In a memo, borough planning staff list a number of discussion topics centered on one theme: What does the assembly want the community to look like?

Officials outline a few potential policy changes. Those include restricting the locations where marijuana businesses can set up shop and increasing the required distance from residential zones, among others. 

Assembly member Alan Bailey said during an early December assembly meeting that he thought there were simply too many pot-related businesses in the borough. He proposed asking staff to draft ordinances that would cap the number of marijuana establishments, restrict them to industrial zones and restrict or eliminate onsite consumption. 

That proposal failed, but assembly members agreed to revisit marijuana regulations in Monday’s work session.

The work session comes as Ketchikan’s Cannabis Corner looks poised to be the state’s first dispensary to offer onsite consumption. In late January, regulators issued the Mud Bight-area shop one of the first onsite consumption licenses in the state. The owners say they hope to open in February.

Potholes

Also on Monday’s agenda, the assembly is set to discuss the crumbling South Tongass Highway. 

Assembly member Austin Otos lives south of town, and he says he’s seen potholes more than a foot deep on the south end’s only route into downtown.

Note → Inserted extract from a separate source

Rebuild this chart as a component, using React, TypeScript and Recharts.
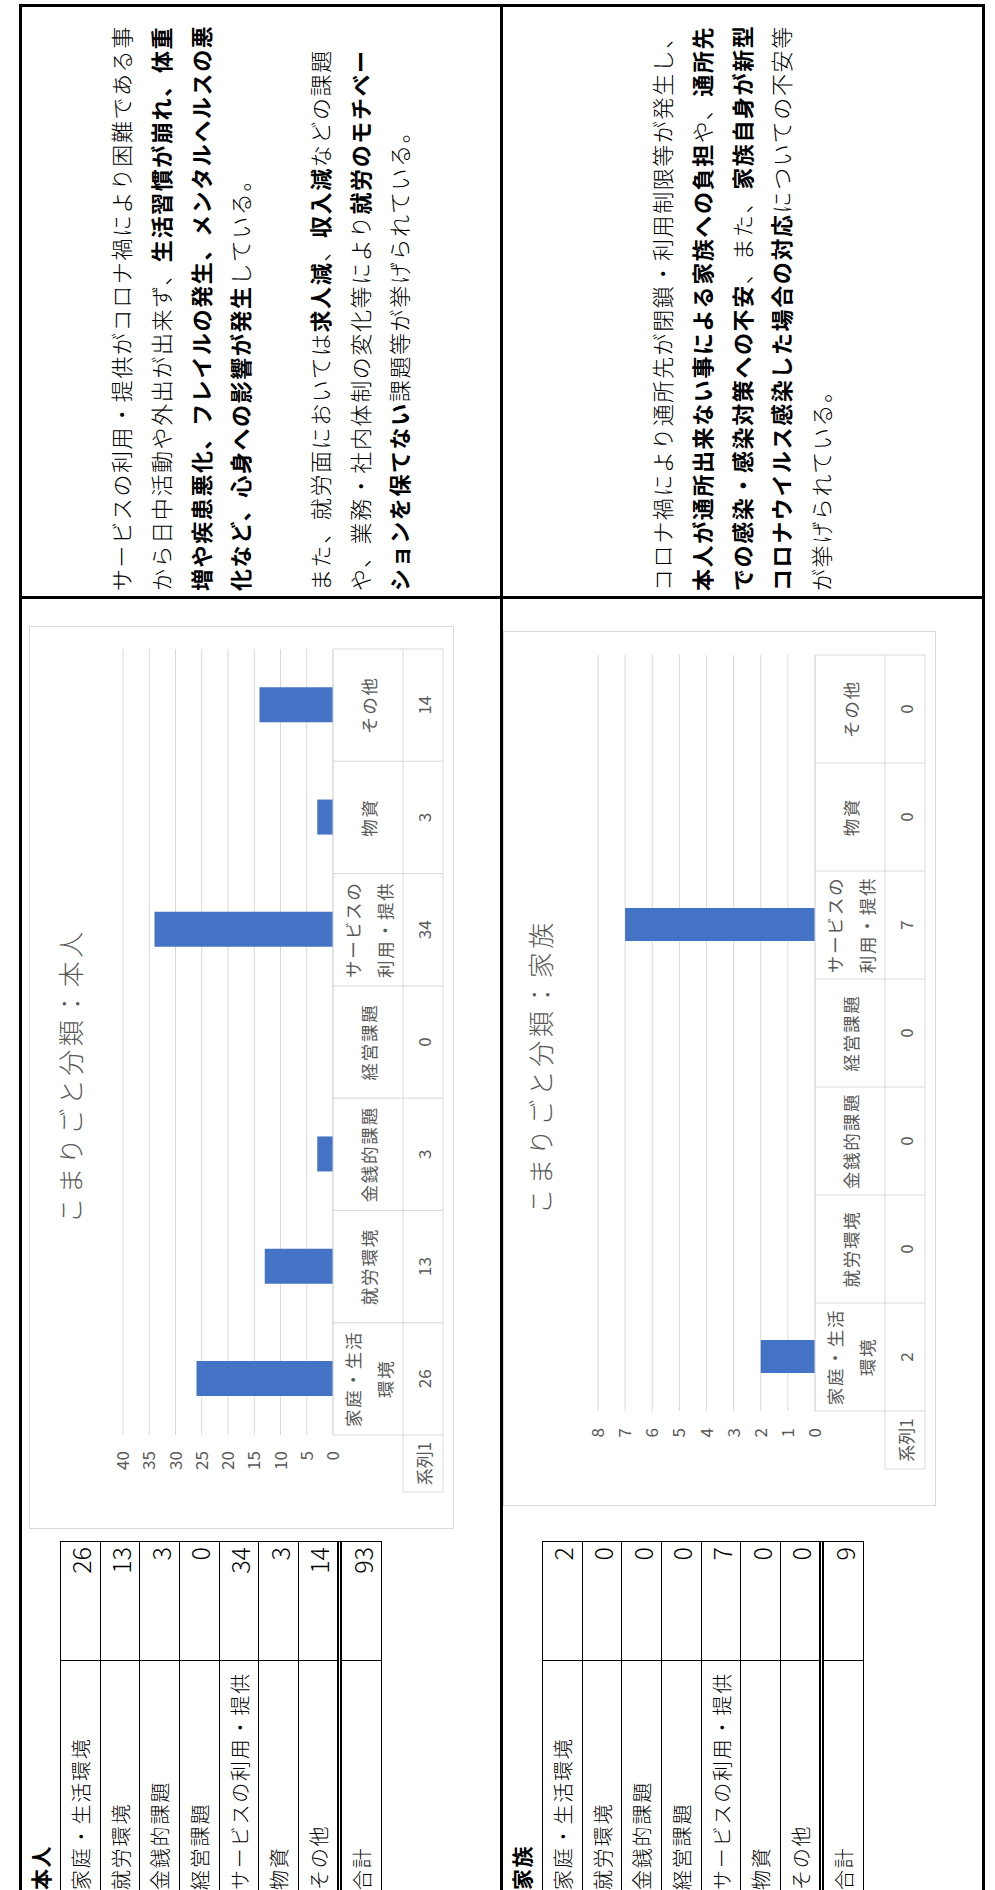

“It is wrecking and popping tires and holes — in smaller cars, of course,” Otos told KRBD.

He says people are swerving around the potholes into the oncoming lane to avoid damaging their vehicles. He says that makes it especially dangerous.

“It’s going to get to the point where we’re not going to be able to drive on it, unfortunately,” he said.

But it’s a state road. So borough mayor Rodney Dial drafted a letter to state transportation officials asking for emergency repairs between Saxman and Ketchikan’s Coast Guard base.

“We know that the DOT is aware of this, but one of the things we feel like they’re doing is they’re trying to invest as minimally in the road as possible realizing that the road is slated to be replaced in about a year,” Dial said in a phone interview.

The letter won’t require a formal vote of the Assembly. Dial says if no one objects, he’ll deliver the letter next week while on a trip to Juneau.

Ketchikan city officials have also asked the state to address South Tongass Highway.

Taku River resolution

The assembly will also consider whether to ask the state to urge Canadian policymakers to clean up the long shuttered Tulsequah Chief Mine in British Columbia. Assemblies in Petersburg and Wrangell passed similar resolutions. 

The agenda item was submitted by Rivers Without Borders, which says the mine is polluting the Taku River, an important salmon spawning ground. In December, state officials forecasted that low returns would likely prevent a king salmon opening on the Taku.

The assembly passed a resolution in December asking the B.C. government to protect the nearby Unuk River watershed.

The assembly meeting is scheduled for 5:30 p.m. Monday in Ketchikan’s White Cliff building.